PERYÖN; WSI London iş birliğiyle Oxford Üniversitesi’nin iş okulu olan Oxford Saïd Business School Innovation Center ortaklığında bir yapay zekâ sertifika programını hayata geçirecek. PERYÖN Başkanı Dr. Eylem Derya Özgür, “Türkiye’de İK alanında yapay zekâ odaklı ilk ve tek uluslararası sertifika programını başlatıyoruz” dedi.

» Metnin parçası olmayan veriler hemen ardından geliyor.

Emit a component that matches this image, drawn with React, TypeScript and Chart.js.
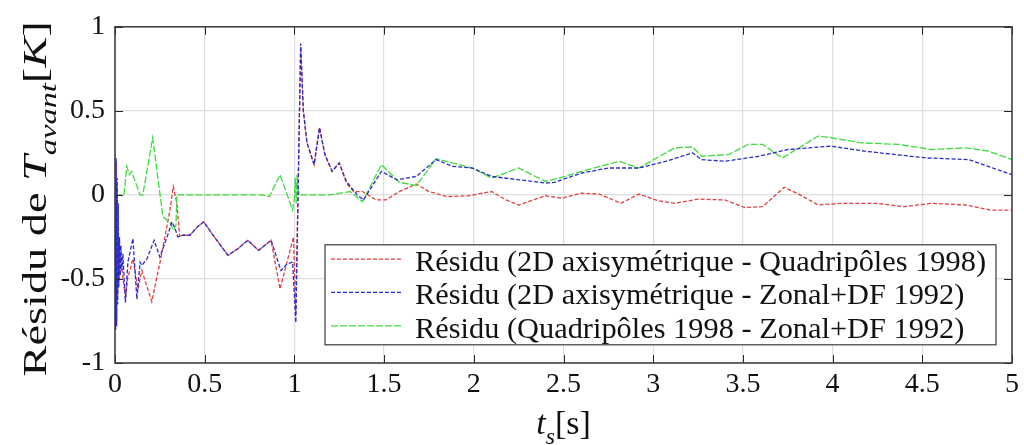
import React, { useEffect, useRef } from "react";
import { Chart, registerables } from "chart.js";

Chart.register(...registerables);

// ---- axis ranges / ticks ----
const X_MIN = 0;
const X_MAX = 5;
const X_STEP = 0.5;
const Y_MIN = -1;
const Y_MAX = 1;
const Y_STEP = 0.5;

// ---- series: Résidu (2D axisymétrique - Quadripôles 1998) ----
const redX = [
  0.0, 0.003, 0.006, 0.009, 0.012, 0.015, 0.02, 0.025, 0.03, 0.04, 0.05, 0.06, 0.07, 0.1, 0.128,
  0.15, 0.205, 0.255, 0.305, 0.325, 0.345, 0.36, 0.38, 0.417, 0.46, 0.495, 0.54, 0.63, 0.685,
  0.74, 0.8, 0.87, 0.92, 0.995, 1.008, 1.035, 1.05, 1.07, 1.11, 1.14, 1.17, 1.21, 1.25, 1.29,
  1.33, 1.38, 1.455, 1.51, 1.585, 1.68, 1.75, 1.85, 1.97, 2.1, 2.18, 2.25, 2.4, 2.49, 2.6, 2.7,
  2.82, 2.92, 3.03, 3.12, 3.25, 3.4, 3.51, 3.61, 3.73, 3.81, 3.92, 4.05, 4.24, 4.4, 4.55, 4.74,
  4.88, 5.0,
];
const redY = [
  -0.05, -0.8, 0.2, -0.75, 0.05, -0.6, -0.3, -0.5, -0.35, -0.45, -0.55, -0.6, -0.5, -0.38, -0.56,
  -0.45, -0.635, -0.38, -0.1, 0.05, -0.05, -0.245, -0.24, -0.24, -0.19, -0.16, -0.23, -0.36, -0.32,
  -0.27, -0.33, -0.27, -0.56, -0.25, -0.7, 0.88, 0.5, 0.31, 0.18, 0.4, 0.24, 0.14, 0.19, 0.07,
  0.02, 0.02, -0.03, -0.03, 0.02, 0.065, 0.02, -0.01, -0.005, 0.02, -0.03, -0.06, -0.005, -0.02, 0.01, 0.005,
  -0.05, 0.005, -0.035, -0.05, -0.025, -0.03, -0.075, -0.07, 0.045, 0.005, -0.06, -0.05, -0.05, -0.07, -0.05, -0.06,
  -0.09, -0.09,
];

// ---- series: Résidu (2D axisymétrique - Zonal+DF 1992) ----
const blueX = [
  0.0, 0.003, 0.006, 0.009, 0.012, 0.015, 0.018, 0.021, 0.025, 0.029, 0.033, 0.038, 0.044, 0.05,
  0.058, 0.072, 0.1, 0.122, 0.14, 0.15, 0.178, 0.218, 0.25, 0.28, 0.3, 0.317, 0.335, 0.35, 0.38,
  0.417, 0.46, 0.495, 0.54, 0.63, 0.685, 0.74, 0.8, 0.87, 0.925, 0.96, 0.99, 1.008, 1.035, 1.05,
  1.07, 1.11, 1.14, 1.17, 1.21, 1.25, 1.29, 1.35, 1.385, 1.485, 1.57, 1.68, 1.79, 1.88, 1.99,
  2.1, 2.25, 2.4, 2.45, 2.6, 2.75, 2.92, 3.07, 3.22, 3.27, 3.4, 3.59, 3.75, 3.99, 4.18, 4.52,
  4.76, 5.0,
];
const blueY = [
  -0.05, -0.8, 0.22, -0.78, 0.1, -0.65, -0.05, -0.55, -0.25, -0.48, -0.3, -0.45, -0.35, -0.48,
  -0.64, -0.4, -0.26, -0.62, -0.4, -0.42, -0.38, -0.27, -0.37, -0.28, -0.22, -0.16, -0.2, -0.25, -0.24,
  -0.24, -0.19, -0.16, -0.23, -0.36, -0.32, -0.27, -0.33, -0.27, -0.45, -0.41, -0.4, -0.76, 0.9, 0.5,
  0.31, 0.18, 0.4, 0.24, 0.14, 0.19, 0.08, 0.0, -0.03, 0.14, 0.09, 0.11, 0.21, 0.17, 0.16,
  0.11, 0.09, 0.07, 0.075, 0.13, 0.16, 0.16, 0.2, 0.25, 0.21, 0.2, 0.23, 0.27, 0.29, 0.26, 0.22,
  0.21, 0.12,
];

// ---- series: Résidu (Quadripôles 1998 - Zonal+DF 1992) ----
const greenX = [
  0.0, 0.05, 0.066, 0.08, 0.092, 0.14, 0.155, 0.21, 0.267, 0.29, 0.305, 0.325, 0.34, 0.345,
  0.82, 0.86, 0.92, 0.99, 1.0, 1.005, 1.01, 1.015, 1.02, 1.03, 1.2, 1.31, 1.38, 1.485, 1.585,
  1.68, 1.79, 1.99, 2.1, 2.2, 2.25, 2.4, 2.51, 2.6, 2.81, 2.92, 3.12, 3.22, 3.27, 3.42, 3.53,
  3.61, 3.72, 3.92, 3.99, 4.16, 4.37, 4.55, 4.74, 4.87, 5.0,
];
const greenY = [
  0.0, 0.0, 0.17, 0.12, 0.14, 0.0, 0.0, 0.34, -0.13, -0.15, -0.16, -0.21, -0.18, 0.0,
  0.0, -0.01, 0.12, -0.09, -0.02, 0.1, -0.05, 0.12, 0.03, 0.0, 0.0, 0.02, -0.04, 0.18, 0.075,
  0.055, 0.215, 0.16, 0.1, 0.14, 0.16, 0.08, 0.11, 0.14, 0.2, 0.16, 0.28, 0.285, 0.23, 0.24, 0.3,
  0.3, 0.22, 0.35, 0.34, 0.31, 0.3, 0.27, 0.28, 0.26, 0.21,
];

const SERIES_LABELS = [
  "Résidu (2D axisymétrique - Quadripôles 1998)",
  "Résidu (2D axisymétrique - Zonal+DF 1992)",
  "Résidu (Quadripôles 1998 - Zonal+DF 1992)",
];
const SERIES_COLORS = ["#e3403f", "#2b2bcc", "#3fdc3f"];
const SERIES_DASH = [
  [4, 2],
  [4, 2],
  [7, 2],
];

const SERIF = '"Liberation Serif", "Times New Roman", serif';

type Seg = { text: string; italic?: boolean; sub?: boolean };

function drawRich(
  ctx: CanvasRenderingContext2D,
  segs: Seg[],
  size: number,
  cx: number,
  baseline: number,
  targetWidth?: number
) {
  const parts = segs.map((s) => {
    const fs = s.sub ? size * 0.7 : size;
    const font = `${s.italic ? "italic " : ""}${fs}px ${SERIF}`;
    ctx.font = font;
    return { ...s, font, w: ctx.measureText(s.text).width, dy: s.sub ? size * 0.28 : 0 };
  });
  const total = parts.reduce((a, p) => a + p.w, 0);
  const sx = targetWidth ? targetWidth / total : 1;
  ctx.save();
  ctx.translate(cx, baseline);
  ctx.scale(sx, 1);
  let x = -total / 2;
  ctx.textAlign = "left";
  ctx.textBaseline = "alphabetic";
  for (const p of parts) {
    ctx.font = p.font;
    ctx.fillText(p.text, x, p.dy);
    x += p.w;
  }
  ctx.restore();
}

const framePlugin = {
  id: "matlabFrame",
  afterDatasetsDraw(chart: any) {
    const { ctx, chartArea: a, scales } = chart;
    const xs = scales.x;
    const ys = scales.y;
    ctx.save();
    // inward ticks
    ctx.strokeStyle = "#262626";
    ctx.lineWidth = 1;
    ctx.setLineDash([]);
    ctx.beginPath();
    for (const t of xs.ticks) {
      const px = Math.round(xs.getPixelForValue(t.value)) + 0.5;
      ctx.moveTo(px, a.bottom);
      ctx.lineTo(px, a.bottom - 8);
      ctx.moveTo(px, a.top);
      ctx.lineTo(px, a.top + 8);
    }
    for (const t of ys.ticks) {
      const py = Math.round(ys.getPixelForValue(t.value)) + 0.5;
      ctx.moveTo(a.left, py);
      ctx.lineTo(a.left + 8, py);
      ctx.moveTo(a.right, py);
      ctx.lineTo(a.right - 8, py);
    }
    ctx.stroke();
    // box
    ctx.strokeStyle = "#3a3a3a";
    ctx.lineWidth = 1.5;
    ctx.strokeRect(a.left, a.top, a.right - a.left, a.bottom - a.top);

    // legend
    const L = a.left + 210;
    const T = a.top + 218;
    const R = a.right - 16;
    const B = a.top + 318;
    ctx.fillStyle = "#ffffff";
    ctx.fillRect(L, T, R - L, B - T);
    ctx.strokeStyle = "#3a3a3a";
    ctx.lineWidth = 1.2;
    ctx.strokeRect(L, T, R - L, B - T);
    const rowH = (B - T) / 3;
    const textW = R - L - 100;
    const fs = 29;
    ctx.font = `${fs}px ${SERIF}`;
    const w0 = ctx.measureText(SERIES_LABELS[0]).width;
    const sx = textW / w0;
    SERIES_LABELS.forEach((lab, i) => {
      const cy = T + rowH * (i + 0.52);
      ctx.strokeStyle = SERIES_COLORS[i];
      ctx.lineWidth = 1.3;
      ctx.setLineDash(SERIES_DASH[i]);
      ctx.beginPath();
      ctx.moveTo(L + 6, cy - 3);
      ctx.lineTo(L + 78, cy - 3);
      ctx.stroke();
      ctx.setLineDash([]);
      ctx.save();
      ctx.translate(L + 90, cy + 9);
      ctx.scale(sx, 1);
      ctx.fillStyle = "#111";
      ctx.font = `${fs}px ${SERIF}`;
      ctx.textAlign = "left";
      ctx.textBaseline = "alphabetic";
      ctx.fillText(lab, 0, 0);
      ctx.restore();
    });
    ctx.restore();
  },
  afterDraw(chart: any) {
    const { ctx, chartArea: a } = chart;
    ctx.save();
    ctx.fillStyle = "#111";
    // x title
    drawRich(
      ctx,
      [{ text: "t", italic: true }, { text: "s", italic: true, sub: true }, { text: "[s]" }],
      34,
      (a.left + a.right) / 2,
      434
    );
    // y title
    ctx.translate(46, (a.top + a.bottom) / 2 + 4);
    ctx.rotate(-Math.PI / 2);
    drawRich(
      ctx,
      [
        { text: "Résidu de " },
        { text: "T", italic: true },
        { text: "avant", italic: true, sub: true },
        { text: "[" },
        { text: "K", italic: true },
        { text: "]" },
      ],
      34,
      0,
      0,
      355
    );
    ctx.restore();
  },
};

function pts(xs: number[], ys: number[]) {
  return xs.map((x, i) => ({ x, y: ys[i] }));
}

export default function App() {
  const ref = useRef<HTMLCanvasElement | null>(null);
  useEffect(() => {
    if (!ref.current) return;
    const series = [pts(redX, redY), pts(blueX, blueY), pts(greenX, greenY)];
    const orders = [3, 1, 2];
    const chart = new Chart(ref.current, {
      type: "line",
      data: {
        datasets: series.map((d, i) => ({
          label: SERIES_LABELS[i],
          data: d,
          borderColor: SERIES_COLORS[i],
          backgroundColor: SERIES_COLORS[i],
          borderWidth: 1.3,
          borderDash: SERIES_DASH[i],
          pointRadius: 0,
          tension: 0,
          fill: false,
          order: orders[i],
        })),
      },
      options: {
        responsive: false,
        maintainAspectRatio: false,
        animation: false,
        events: [],
        layout: { padding: { left: 0, top: 19, right: 10, bottom: 0 } },
        plugins: { legend: { display: false }, tooltip: { enabled: false } },
        scales: {
          x: {
            type: "linear",
            min: X_MIN,
            max: X_MAX,
            ticks: {
              stepSize: X_STEP,
              color: "#111",
              font: { family: SERIF, size: 28 },
              padding: 5,
              maxRotation: 0,
              callback: (v: any) => String(v),
            },
            grid: { color: "#dedede", lineWidth: 1.2, drawTicks: false },
            border: { display: false },
            afterFit: (s: any) => {
              s.height = 82;
            },
          },
          y: {
            type: "linear",
            min: Y_MIN,
            max: Y_MAX,
            ticks: {
              stepSize: Y_STEP,
              color: "#111",
              font: { family: SERIF, size: 28 },
              padding: 10,
              callback: (v: any) => String(v),
            },
            grid: { color: "#dedede", lineWidth: 1.2, drawTicks: false },
            border: { display: false },
            afterFit: (s: any) => {
              s.width = 115;
            },
          },
        },
      },
      plugins: [framePlugin],
    });
    return () => chart.destroy();
  }, []);
  return (
    <div style={{ position: "absolute", left: 0, top: 0, width: 1024, height: 445, background: "#fff" }}>
      <canvas ref={ref} width={1024} height={445} style={{ display: "block" }} />
    </div>
  );
}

Özgür’ün verdiği bilgilere göre; C level İK liderlerine yönelik ‘AI Superpowered: HR Lead’ sertifika programı 24 Eylül’de başlayacak. İK uzmanları için ‘Next-Gen HR Skills’ sertifika programı ise ikinci aşamada olacak. Hem online hem de yüz yüze eğitim oturumları içeren programın sonunda katılımcılar, Oxford Saïd Business School’da gerçekleşecek uygulamalı eğitimlere de katılacak.
Başkan Özgür, “Amacımız, İK liderleri ve profesyonellerini yalnızca teknolojik gelişmeleri izleyen değil, bu dönüşümün stratejik liderliğini üstlenen aktörler hâline getirmek. Programda katılımcılara strateji geliştirme, teknoloji entegrasyonu ve uygulama becerileri sunuyoruz. İşe alımdan performans yönetimine, yetenek gelişiminden dijital kültür oluşturmaya kadar pek çok başlık, bu dönüşüm perspektifiyle ele alınıyor” açıklamasını yaptı.